Kojiki; Records Of Ancient Matters is japanese sacred text for the religion of Shintō. The Kojiki is an important documentation for ceremonies, customs, divination, and magical practices of ancient Japan. The book includes myths, legends, and historical accounts of the imperial court from the earliest days of its creation up to the reign of Empress Suiko (628).
Much of Shintō religion is based on interpretations of the mythology contained in the Kojiki. The book was written using Chinese characters to represent Japanese sounds, inasmuch as there were no means invented for recording Japan’s spoken language . The religious and ethical values and morals of the Kojiki were rediscovered and reevaluated by Moto-ori Norinaga. He wrote the complete “Annotation of the Kojiki” in 49 volumes. The Kojiki was first translated into English in 1882.
Tao-Te-Ching is the religious sacred text of the religion Taoism in China. The text was written around 6th century B.C and was translated in English translation around 19th century. The text widely spread to east Asia and is among the most translated works in the history of world literature. When it first spread the text was interpreted through the use of Taoist words and concepts. It consist of 81 chapters and poems.
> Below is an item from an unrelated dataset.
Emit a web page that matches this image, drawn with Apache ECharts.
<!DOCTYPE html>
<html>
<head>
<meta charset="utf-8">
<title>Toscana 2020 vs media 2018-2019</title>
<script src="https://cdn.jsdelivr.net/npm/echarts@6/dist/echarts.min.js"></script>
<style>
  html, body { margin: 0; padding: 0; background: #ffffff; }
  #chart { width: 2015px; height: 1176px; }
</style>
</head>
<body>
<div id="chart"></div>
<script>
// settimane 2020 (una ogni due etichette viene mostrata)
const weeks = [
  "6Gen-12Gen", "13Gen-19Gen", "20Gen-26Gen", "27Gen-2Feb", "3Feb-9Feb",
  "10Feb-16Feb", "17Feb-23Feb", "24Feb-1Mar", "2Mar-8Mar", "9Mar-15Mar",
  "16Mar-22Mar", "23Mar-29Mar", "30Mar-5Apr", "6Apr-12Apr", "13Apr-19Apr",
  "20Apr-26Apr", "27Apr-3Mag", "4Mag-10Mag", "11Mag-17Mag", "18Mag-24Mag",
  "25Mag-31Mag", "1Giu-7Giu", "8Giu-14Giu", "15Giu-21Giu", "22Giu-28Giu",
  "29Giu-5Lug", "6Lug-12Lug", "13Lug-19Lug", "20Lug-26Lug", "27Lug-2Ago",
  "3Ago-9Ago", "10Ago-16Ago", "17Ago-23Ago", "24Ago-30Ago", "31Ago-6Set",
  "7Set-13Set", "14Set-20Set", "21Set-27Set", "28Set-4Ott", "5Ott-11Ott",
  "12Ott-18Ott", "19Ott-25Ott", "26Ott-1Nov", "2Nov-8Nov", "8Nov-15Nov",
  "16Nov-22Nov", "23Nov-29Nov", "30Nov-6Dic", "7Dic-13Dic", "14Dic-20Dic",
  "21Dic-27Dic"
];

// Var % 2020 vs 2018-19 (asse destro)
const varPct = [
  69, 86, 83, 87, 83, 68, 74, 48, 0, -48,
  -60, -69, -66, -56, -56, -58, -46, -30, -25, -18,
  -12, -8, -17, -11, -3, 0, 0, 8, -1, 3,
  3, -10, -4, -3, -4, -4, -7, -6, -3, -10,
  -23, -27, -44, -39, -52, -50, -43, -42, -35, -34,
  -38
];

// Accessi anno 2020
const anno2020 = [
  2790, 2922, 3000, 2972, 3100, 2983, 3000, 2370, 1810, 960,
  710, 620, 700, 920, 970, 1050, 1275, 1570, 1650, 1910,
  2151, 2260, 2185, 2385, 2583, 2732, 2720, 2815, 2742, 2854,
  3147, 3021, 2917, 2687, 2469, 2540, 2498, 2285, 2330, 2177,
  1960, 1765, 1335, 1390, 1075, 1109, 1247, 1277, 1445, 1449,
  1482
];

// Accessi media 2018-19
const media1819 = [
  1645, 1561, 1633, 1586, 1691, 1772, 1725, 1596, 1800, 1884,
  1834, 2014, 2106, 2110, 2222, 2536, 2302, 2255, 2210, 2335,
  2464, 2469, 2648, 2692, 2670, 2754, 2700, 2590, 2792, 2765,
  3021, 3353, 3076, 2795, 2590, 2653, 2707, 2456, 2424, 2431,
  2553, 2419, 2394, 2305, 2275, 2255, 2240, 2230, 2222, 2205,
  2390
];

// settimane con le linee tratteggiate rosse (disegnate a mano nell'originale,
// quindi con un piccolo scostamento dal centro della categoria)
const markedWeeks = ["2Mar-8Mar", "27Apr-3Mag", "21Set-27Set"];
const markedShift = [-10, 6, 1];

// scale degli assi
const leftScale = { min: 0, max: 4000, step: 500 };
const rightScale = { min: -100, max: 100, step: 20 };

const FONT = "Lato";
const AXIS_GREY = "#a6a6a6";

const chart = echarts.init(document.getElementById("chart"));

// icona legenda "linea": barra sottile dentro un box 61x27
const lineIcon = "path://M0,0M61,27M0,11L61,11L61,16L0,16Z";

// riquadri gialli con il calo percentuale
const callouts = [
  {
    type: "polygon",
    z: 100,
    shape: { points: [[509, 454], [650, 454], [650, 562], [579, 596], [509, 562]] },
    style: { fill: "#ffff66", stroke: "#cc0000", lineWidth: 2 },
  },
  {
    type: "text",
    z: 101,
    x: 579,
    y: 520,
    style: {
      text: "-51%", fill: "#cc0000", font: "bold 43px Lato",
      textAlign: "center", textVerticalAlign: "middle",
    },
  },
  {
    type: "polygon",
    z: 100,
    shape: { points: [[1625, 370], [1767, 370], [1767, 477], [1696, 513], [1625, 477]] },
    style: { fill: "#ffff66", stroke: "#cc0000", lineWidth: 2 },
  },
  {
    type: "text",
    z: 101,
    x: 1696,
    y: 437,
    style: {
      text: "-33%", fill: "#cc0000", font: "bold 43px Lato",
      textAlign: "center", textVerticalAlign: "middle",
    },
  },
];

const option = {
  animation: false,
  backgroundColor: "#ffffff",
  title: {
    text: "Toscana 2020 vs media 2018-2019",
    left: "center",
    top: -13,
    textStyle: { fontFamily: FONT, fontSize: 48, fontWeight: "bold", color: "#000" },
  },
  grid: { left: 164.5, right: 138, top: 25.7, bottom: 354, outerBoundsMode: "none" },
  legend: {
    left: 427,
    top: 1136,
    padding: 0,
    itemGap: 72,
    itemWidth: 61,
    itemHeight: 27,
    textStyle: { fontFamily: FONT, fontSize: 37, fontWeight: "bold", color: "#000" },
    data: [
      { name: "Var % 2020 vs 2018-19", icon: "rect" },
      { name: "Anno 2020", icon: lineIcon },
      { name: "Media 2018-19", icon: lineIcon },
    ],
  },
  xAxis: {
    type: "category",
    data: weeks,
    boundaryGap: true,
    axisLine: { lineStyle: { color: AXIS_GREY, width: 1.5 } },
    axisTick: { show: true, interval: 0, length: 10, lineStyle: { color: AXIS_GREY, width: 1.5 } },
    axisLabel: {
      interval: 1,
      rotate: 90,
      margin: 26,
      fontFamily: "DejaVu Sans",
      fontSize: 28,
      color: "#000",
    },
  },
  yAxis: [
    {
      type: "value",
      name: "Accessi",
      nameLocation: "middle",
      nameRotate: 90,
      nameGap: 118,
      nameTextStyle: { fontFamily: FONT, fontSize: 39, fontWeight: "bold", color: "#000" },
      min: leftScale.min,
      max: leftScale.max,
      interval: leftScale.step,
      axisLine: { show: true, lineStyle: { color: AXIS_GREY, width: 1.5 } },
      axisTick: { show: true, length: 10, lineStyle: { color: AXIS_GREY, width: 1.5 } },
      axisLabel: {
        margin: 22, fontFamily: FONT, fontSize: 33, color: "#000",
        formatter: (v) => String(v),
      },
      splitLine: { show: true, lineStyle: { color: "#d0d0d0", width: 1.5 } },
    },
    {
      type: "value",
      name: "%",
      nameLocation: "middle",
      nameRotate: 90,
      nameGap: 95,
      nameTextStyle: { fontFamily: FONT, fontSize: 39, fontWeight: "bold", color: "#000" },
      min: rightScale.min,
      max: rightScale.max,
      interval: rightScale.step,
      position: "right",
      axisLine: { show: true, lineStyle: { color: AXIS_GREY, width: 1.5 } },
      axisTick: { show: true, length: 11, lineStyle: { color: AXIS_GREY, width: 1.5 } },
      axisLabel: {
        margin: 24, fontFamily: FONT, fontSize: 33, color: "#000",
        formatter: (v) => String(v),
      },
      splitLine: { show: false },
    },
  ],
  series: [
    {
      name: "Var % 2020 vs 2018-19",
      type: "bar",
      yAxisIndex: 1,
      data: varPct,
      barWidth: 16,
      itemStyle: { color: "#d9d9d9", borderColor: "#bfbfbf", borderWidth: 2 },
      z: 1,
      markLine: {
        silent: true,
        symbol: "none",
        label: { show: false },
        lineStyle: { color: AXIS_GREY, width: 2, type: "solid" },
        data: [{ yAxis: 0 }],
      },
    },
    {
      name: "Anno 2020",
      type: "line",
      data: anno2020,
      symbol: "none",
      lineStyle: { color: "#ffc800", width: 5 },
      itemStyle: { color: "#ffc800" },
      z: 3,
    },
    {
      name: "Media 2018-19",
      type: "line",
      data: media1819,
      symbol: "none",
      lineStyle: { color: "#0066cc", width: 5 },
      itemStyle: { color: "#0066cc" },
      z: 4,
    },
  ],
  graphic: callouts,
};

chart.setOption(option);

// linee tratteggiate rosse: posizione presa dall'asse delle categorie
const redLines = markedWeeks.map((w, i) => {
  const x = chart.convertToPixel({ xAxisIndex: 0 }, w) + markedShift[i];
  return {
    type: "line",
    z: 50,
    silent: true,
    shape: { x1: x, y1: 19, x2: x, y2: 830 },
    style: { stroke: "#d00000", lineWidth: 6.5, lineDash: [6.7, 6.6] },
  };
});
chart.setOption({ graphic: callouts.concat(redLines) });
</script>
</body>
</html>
It describes the way of life and the freedom for desire.
The Tao-Te-Ching, together with the Zhuangzi, is a fundamental text for philosophical and religious Taoism. The text also strongly influenced other schools of Chinese philosophy and religion, such as Legalism, Confucianism, and Buddhism, which were interpreted through the use of Taoist words and concepts when it was first introduced to China. Several artists, poets, painters, calligraphers, and gardeners, have used Tao-Te-Ching as a source of inspiration.